Simply put, kerning is the amount of space between two letters or numbers. The technique is commonly used in cases when the default kerning doesn't look perfect for certain combinations of letters, and the need to apply manual adjustments arises. Kerning is a visual exercise rather than the actual distance between the two elements in line. It's all about the process of the proper adjustment of letters within a word so that they look aesthetically pleasing.
Like each piece of a puzzle, each letter has its unique size. Years ago, people used physical blocks for typing. Although the technique is no longer applied in the modern age, the fonts that we use today work in a similar way. Each letter of the alphabet is surrounded by an invisible box. Pretty often, such boxes add too much extra space between letters, which results in an ugly and difficult to read copy. That's why the boundaries of the letters need to overlap to create an even spacing that is easy for the perception.
Automatic kerning refers to the one that is being applied automatically by a program.
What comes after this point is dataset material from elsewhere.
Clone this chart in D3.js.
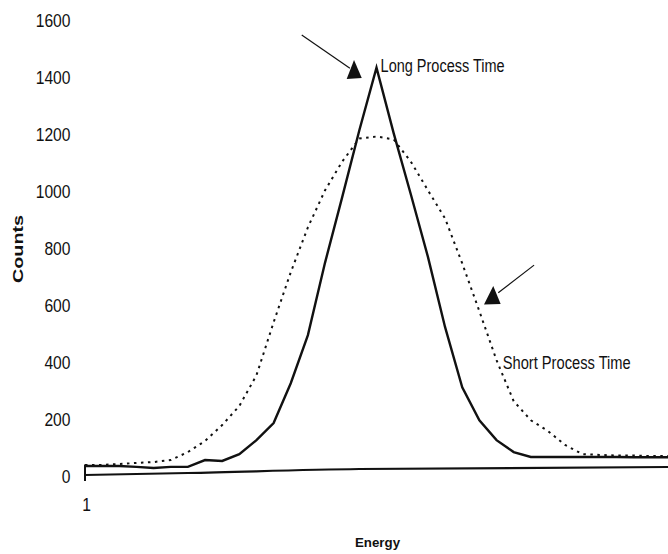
<!DOCTYPE html>
<html>
<head>
<meta charset="utf-8">
<script src="https://cdn.jsdelivr.net/npm/d3@7"></script>
<style>
  html, body { margin: 0; padding: 0; background: #fff; }
  svg { display: block; }
</style>
</head>
<body>
<svg id="chart" width="668" height="554"></svg>
<script>
// ---- data ----
const channels = d3.range(1, 36); // energy channels 1..35
const longProcess = [35, 35, 35, 32, 28, 32, 32, 56, 53, 77, 126, 186, 326, 495, 750, 980, 1215, 1435,
  1205, 990, 770, 523, 312, 196, 126, 84, 67, 67, 67, 67, 67, 67, 66, 66, 66];
const shortProcess = [39, 39, 42, 46, 49, 56, 84, 123, 179, 246, 354, 540, 716, 874, 1004, 1105, 1186, 1193,
  1183, 1105, 1004, 905, 747, 579, 407, 263, 196, 158, 109, 77, 74, 72, 72, 70, 70];
const baselineX = [1, 7, 17, 35];
const baselineY = [3.5, 10.5, 24.6, 31.6];
const yTicks = [0, 200, 400, 600, 800, 1000, 1200, 1400, 1600];
const xTicks = [1];
const labels = { y: "Counts", x: "Energy", long: "Long Process Time", short: "Short Process Time" };

const FONT = "'Liberation Sans', Arial, Helvetica, sans-serif";

// ---- scales ----
const x = d3.scaleLinear().domain([1, 35]).range([85, 668]);
const y = d3.scaleLinear().domain([0, 1600]).range([476, 20.7]);

const svg = d3.select("#chart");

// y axis (labels only), condensed glyphs
const yAxis = svg.append("g").attr("transform", "translate(85,0)")
  .call(d3.axisLeft(y).tickValues(yTicks).tickSize(0).tickPadding(14.5).tickFormat(d3.format("d")));
yAxis.select(".domain").remove();
yAxis.selectAll("text")
  .attr("font-family", FONT).attr("font-size", 19).attr("fill", "#111")
  .attr("textLength", d => String(d).length * 8.7).attr("lengthAdjust", "spacingAndGlyphs");

// x axis (label "1" only)
const xAxis = svg.append("g").attr("transform", "translate(0,497)")
  .call(d3.axisBottom(x).tickValues(xTicks).tickSize(0).tickPadding(0).tickFormat(d3.format("d")));
xAxis.select(".domain").remove();
xAxis.selectAll("text")
  .attr("font-family", FONT).attr("font-size", 19).attr("fill", "#111")
  .attr("textLength", 8.7).attr("lengthAdjust", "spacingAndGlyphs").attr("dx", 1);

// left stub
svg.append("line").attr("x1", x(1)).attr("x2", x(1)).attr("y1", y(40)).attr("y2", y(-18))
  .attr("stroke", "#111").attr("stroke-width", 2);

const line = d3.line().x(d => x(d[0])).y(d => y(d[1]));

// baseline
svg.append("path")
  .datum(baselineX.map((c, i) => [c, baselineY[i]]))
  .attr("d", d3.line().x(d => x(d[0])).y(d => y(d[1])).curve(d3.curveMonotoneX))
  .attr("fill", "none").attr("stroke", "#111").attr("stroke-width", 2.2);

// short process (dotted)
svg.append("path")
  .datum(channels.map((c, i) => [c, shortProcess[i]]))
  .attr("d", line)
  .attr("fill", "none").attr("stroke", "#111").attr("stroke-width", 2)
  .attr("stroke-dasharray", "2.5,4.5");

// long process (solid)
svg.append("path")
  .datum(channels.map((c, i) => [c, longProcess[i]]))
  .attr("d", line)
  .attr("fill", "none").attr("stroke", "#111").attr("stroke-width", 2.4)
  .attr("stroke-linejoin", "miter");

// annotations
const arrows = [
  { line: [[13.64, 1550], [16.45, 1433]], tri: [[16.69, 1462], [16.26, 1395], [17.14, 1399]] },
  { line: [[27.19, 741], [25.10, 644]], tri: [[24.81, 668], [24.27, 603], [25.24, 604]] }
];
arrows.forEach(a => {
  svg.append("line")
    .attr("x1", x(a.line[0][0])).attr("y1", y(a.line[0][1]))
    .attr("x2", x(a.line[1][0])).attr("y2", y(a.line[1][1]))
    .attr("stroke", "#111").attr("stroke-width", 1.2);
  svg.append("path")
    .attr("d", "M" + a.tri.map(p => x(p[0]) + "," + y(p[1])).join("L") + "Z")
    .attr("fill", "#111");
});

svg.append("text").attr("x", x(18.24)).attr("y", y(1421))
  .attr("font-family", FONT).attr("font-size", 17.5).attr("fill", "#111")
  .attr("textLength", 124).attr("lengthAdjust", "spacingAndGlyphs").text(labels.long);
svg.append("text").attr("x", x(25.36)).attr("y", y(375))
  .attr("font-family", FONT).attr("font-size", 17.5).attr("fill", "#111")
  .attr("textLength", 128).attr("lengthAdjust", "spacingAndGlyphs").text(labels.short);

// axis titles
svg.append("text").attr("transform", "translate(23,249) rotate(-90)")
  .attr("text-anchor", "middle").attr("font-family", FONT)
  .attr("font-weight", "bold").attr("font-size", 14).attr("fill", "#111")
  .attr("textLength", 68).attr("lengthAdjust", "spacingAndGlyphs").text(labels.y);
svg.append("text").attr("x", 377.5).attr("y", 546.7)
  .attr("text-anchor", "middle").attr("font-family", FONT)
  .attr("font-weight", "bold").attr("font-size", 13.3).attr("fill", "#111").text(labels.x);
</script>
</body>
</html>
Automatic kerning features two subtypes of kerning - metric and optical. In both types of the automatic kerning, the system is set to ask you to specify the font size to which the technique should be applied.
Manual kerning allows you to override automatic kerning and apply specific kerning value to a set pair of characters in a specified piece of text. When applied skillfully, manual kerning can give better results than automatic kerning. The spacing that is perceived as normal by a machine may seem to be too close for a user eye or vice versa.